Le patient est mal en point, mais l’hémorragie est endiguée, ainsi pourrait-on décrire le marché des appareils photo. Sa progression est modeste, de 4,24 milliards d’euros en 2022 à 4,45 milliards d’euros en 2023 (+ 5 %), mais c’est la première depuis 2017. Les membres de la CIPA peuvent pousser un soupir de soulagement : la transition des photographes professionnels vers les boitiers mirrorless compense enfin la disparition presque totale du marché grand public.
À l’exception notable de Ricoh, tous les membres de la CIPA proposent désormais des boitiers mirrorless à grand capteur. Canon et Nikon rattrapent le temps perdu en étendant leur gamme dans les deux directions, avec des modèles aussi abordables que le R100 et le Z30 ou aussi perfectionnés que le R5 et le Z8, tandis qu’OM System se refait un nom avec son OM-1 Mark II. Sony diversifie son offre professionnelle avec des modèles de plus en plus spécialisés, au moment où Fujifilm et Hasseblad font renaitre le moyen format.
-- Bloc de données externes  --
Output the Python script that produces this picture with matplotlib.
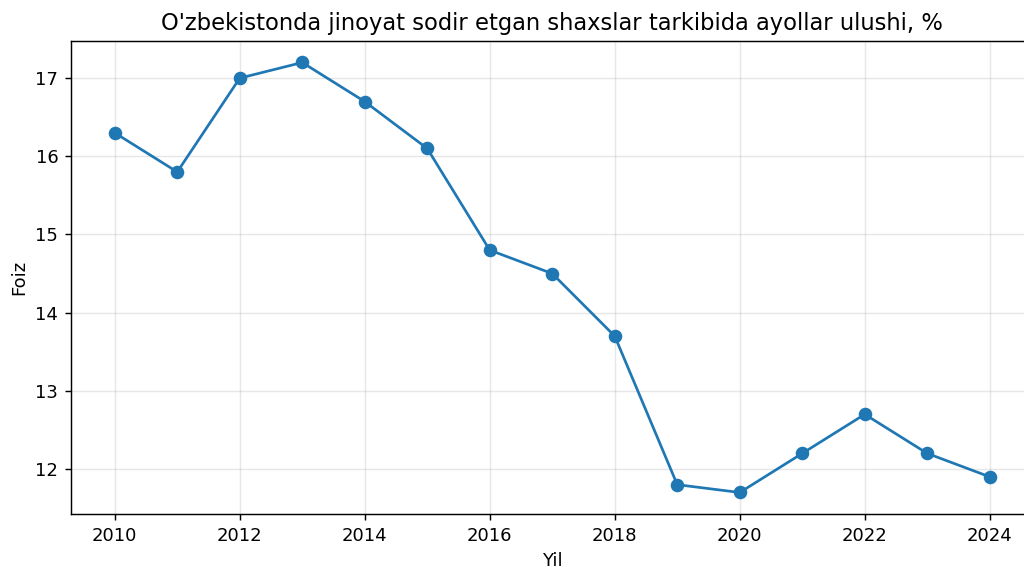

Sans surprise, les ventes de boitiers mirrorless atteignent le niveau record de 4,8 millions d’unités, mais pour la première fois, le panier moyen perd quelques euros pour tomber à 748 €. Les ventes de reflex, divisées par onze en dix ans, chutent à 1,2 million d’exemplaires, mais le panier moyen remonte légèrement à 302 €. Ces deux mouvements compensent la descente aux enfers des compacts, qui passent sous la barre des 2 millions d’unités avec un panier moyen qui s’envole à 279 €, preuve de la disparition presque totale du marché grand public.
C’est un mal pour un bien : les fabricants n’ont jamais vendu si peu d’appareils, mais ne les ont jamais vendus aussi cher. Surtout, les reflex comme les mirrorless doivent être complétés par des objectifs, 1,6 exemplaire en moyenne pour chaque boitier vendu. Les formules optiques sont toujours plus complexes, les matériaux toujours plus raffinés… et les prix toujours plus élevés. Dans l’absolu, le marché des appareils est trois fois plus petit qu’il ne l’était à son sommet en 2010, mais dans les faits, il pourrait bien s’avérer trois fois plus lucratif.